Tuesday, April 6, 2010

The first time I came to Canada, I was amused to see people in shorts, washing their cars, cleaning their garages and taking walks for leisure. It was cold outside, and for me, a Kenyan, it was not outdoorsy weather. It was the kind of weather to make a fire in a stove, and sit fully covered in a warm shawl around it, maybe, but not, playing in water, hosing down the driveway.
I left Canada with that impression and returned to live here a few years later. We landed here in the height of winter and began the usual running around for the paperwork that needs to be done in order to install ourselves into the system. And we looked for jobs.
If winter was a shock, it did not register much because we were busy beginning our lives here. But the shock was the word job. Nowadays, I hear it in my Kenyan friend's language, but when we came here, we in Kenya, did not have jobs, we worked. We looked for work and we had careers. A job was something like a toil, a difficult chore is what it meant.
To get a job here was easier than I had imagined, but as soon as I got the job, I realised that the turnover of people at the place of work, not only mine, but almost everywhere, was high. The loyalty was not there. The loyalty of the person working in the firm or the recognition of the person who did the work by the firm. This is a culture in the system of employment I found here, which made me rather feel uneasy at the time. On my first day at work, I witnessed a man being fired. I might have stared a little more than I was expected to, and the chill running down my spine might have been visible to the office administrator who was doing the firing, but she did not show it. I could not understand how lightly the man was taking it. Maybe, I thought, he deserves this, he doesn't look like a man who cares much and so he lacked decorum in his work. But in the days that followed, I learned how dedicated the man was, and how diligently he worked, which showed not the signs of the man who stood smilingly accepting being sacked. I learned that he was sacked because he had been late to work three times in a week.
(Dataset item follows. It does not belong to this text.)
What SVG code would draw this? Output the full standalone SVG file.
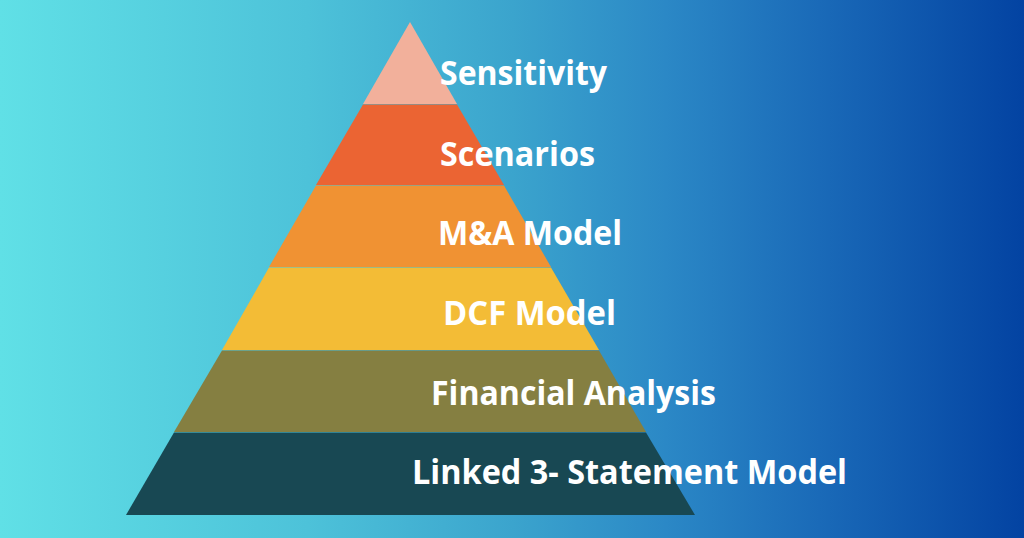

I am a little Canadianised now, I take to the outdoors when I see a slight rise in the mercury, worship the sun, I do. And when I am deep in the heaps of snow that come down, I always think of my fellow Kenyans, who during the months of our winter, are awash in the hottest part of their year. I can almost hear them complaining about the heat, about the drought that has left them in cruel power and water rations. And it is cruelly cold here and we too endure a lot, but the country is run for the people and when I walk into the house, I am warm because there is power and I can take a nice long bath, because water runs in the tap whenever I open it.